WO3-LaFeO3 Nanocomposites for Highly Sensitive Detection of Acetone Vapor at Low Operating Temperatures

Abstract

The development of a rapid, highly sensitive, and dependable acetone sensor holds significant importance for human health and safety. To enhance the acetone sensing performance of LaFeO3 nanoparticles for practical applications, commercial n-type WO3 nanoparticles were incorporated as additives. They were directly mixed with LaFeO3 nanoparticles produced through a sol-gel method, creating a series of WO3-LFO nanocomposites with varying mass ratios. These nanocomposites were characterized using XRD, SEM, BET, and XPS techniques. Compared to pure LFO nanoparticles, the prepared nanocomposites exhibited larger specific surface areas with enhanced surface reactivity. The introduction of p-n heterojunctions through the mixing process improved the regulation of acetone molecules on internal carrier conduction within nanocomposites. As a result, the nanocomposites demonstrated superior acetone sensing performance in terms of optimal operating temperature, vapor response value, selectivity, and response/recovery speed.

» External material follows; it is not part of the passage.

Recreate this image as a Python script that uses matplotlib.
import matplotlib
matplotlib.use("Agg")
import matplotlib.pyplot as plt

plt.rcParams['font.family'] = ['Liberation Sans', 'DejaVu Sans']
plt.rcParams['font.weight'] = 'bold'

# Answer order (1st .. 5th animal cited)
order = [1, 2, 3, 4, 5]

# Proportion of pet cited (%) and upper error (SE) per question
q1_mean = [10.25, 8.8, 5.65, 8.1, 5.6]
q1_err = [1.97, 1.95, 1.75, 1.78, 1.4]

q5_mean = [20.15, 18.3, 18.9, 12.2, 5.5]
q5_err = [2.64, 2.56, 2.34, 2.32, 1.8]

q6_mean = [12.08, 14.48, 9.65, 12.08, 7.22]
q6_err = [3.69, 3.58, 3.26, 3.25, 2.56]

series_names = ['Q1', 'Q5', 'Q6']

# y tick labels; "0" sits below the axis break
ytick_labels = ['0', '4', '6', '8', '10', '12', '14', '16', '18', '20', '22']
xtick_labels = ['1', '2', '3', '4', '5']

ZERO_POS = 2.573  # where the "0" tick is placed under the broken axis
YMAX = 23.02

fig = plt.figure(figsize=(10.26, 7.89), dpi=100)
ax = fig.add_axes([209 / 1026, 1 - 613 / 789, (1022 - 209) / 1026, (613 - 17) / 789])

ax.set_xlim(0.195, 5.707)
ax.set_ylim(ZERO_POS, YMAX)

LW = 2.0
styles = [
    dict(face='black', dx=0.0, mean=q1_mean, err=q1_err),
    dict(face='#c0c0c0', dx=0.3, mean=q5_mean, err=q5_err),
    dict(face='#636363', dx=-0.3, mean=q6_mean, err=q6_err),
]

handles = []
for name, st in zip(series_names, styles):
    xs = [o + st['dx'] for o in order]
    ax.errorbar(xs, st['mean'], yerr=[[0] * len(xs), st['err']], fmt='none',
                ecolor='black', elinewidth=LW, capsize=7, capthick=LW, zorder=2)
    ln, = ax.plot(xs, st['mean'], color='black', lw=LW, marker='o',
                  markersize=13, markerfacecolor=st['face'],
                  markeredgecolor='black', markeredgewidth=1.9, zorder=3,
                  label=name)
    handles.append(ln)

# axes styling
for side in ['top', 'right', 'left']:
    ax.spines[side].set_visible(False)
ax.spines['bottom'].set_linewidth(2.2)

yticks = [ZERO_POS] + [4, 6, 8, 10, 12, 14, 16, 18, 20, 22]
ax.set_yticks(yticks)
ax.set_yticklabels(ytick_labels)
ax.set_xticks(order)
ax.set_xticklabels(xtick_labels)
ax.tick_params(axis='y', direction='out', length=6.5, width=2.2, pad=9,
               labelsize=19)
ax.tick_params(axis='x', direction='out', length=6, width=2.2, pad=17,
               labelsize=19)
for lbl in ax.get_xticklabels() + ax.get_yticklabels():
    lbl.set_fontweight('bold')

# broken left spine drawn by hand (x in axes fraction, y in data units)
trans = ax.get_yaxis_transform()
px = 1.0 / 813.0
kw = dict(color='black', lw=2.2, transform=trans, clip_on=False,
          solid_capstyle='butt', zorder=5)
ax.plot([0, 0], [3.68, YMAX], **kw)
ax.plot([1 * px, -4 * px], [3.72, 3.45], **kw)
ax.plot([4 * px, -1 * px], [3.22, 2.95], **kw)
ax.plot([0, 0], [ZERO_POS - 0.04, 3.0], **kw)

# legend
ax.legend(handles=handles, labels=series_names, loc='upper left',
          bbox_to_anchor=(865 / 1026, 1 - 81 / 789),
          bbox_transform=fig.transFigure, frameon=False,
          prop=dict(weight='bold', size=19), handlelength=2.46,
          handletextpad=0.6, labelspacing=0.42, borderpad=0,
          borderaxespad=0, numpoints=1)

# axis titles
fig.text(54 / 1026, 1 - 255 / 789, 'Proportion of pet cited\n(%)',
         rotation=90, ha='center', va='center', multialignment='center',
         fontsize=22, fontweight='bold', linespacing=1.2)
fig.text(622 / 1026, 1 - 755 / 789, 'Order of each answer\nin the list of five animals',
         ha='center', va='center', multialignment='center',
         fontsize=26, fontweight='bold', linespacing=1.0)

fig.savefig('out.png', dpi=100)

Notably, the nanocomposites with a 5wt% addition of WO3 showed the lowest optimal operating temperature (132 °C), the fastest response/recovery speed (28/9 s), and the highest selectivity against ethanol, methanol, and EG. On the other hand, the nanocomposites with a 10wt% addition of WO3 displayed the maximum vapor response value (55.1 to 100 ppm) at an optimal operating temperature of 138 °C, along with relatively good repeatability, stability, and selectivity.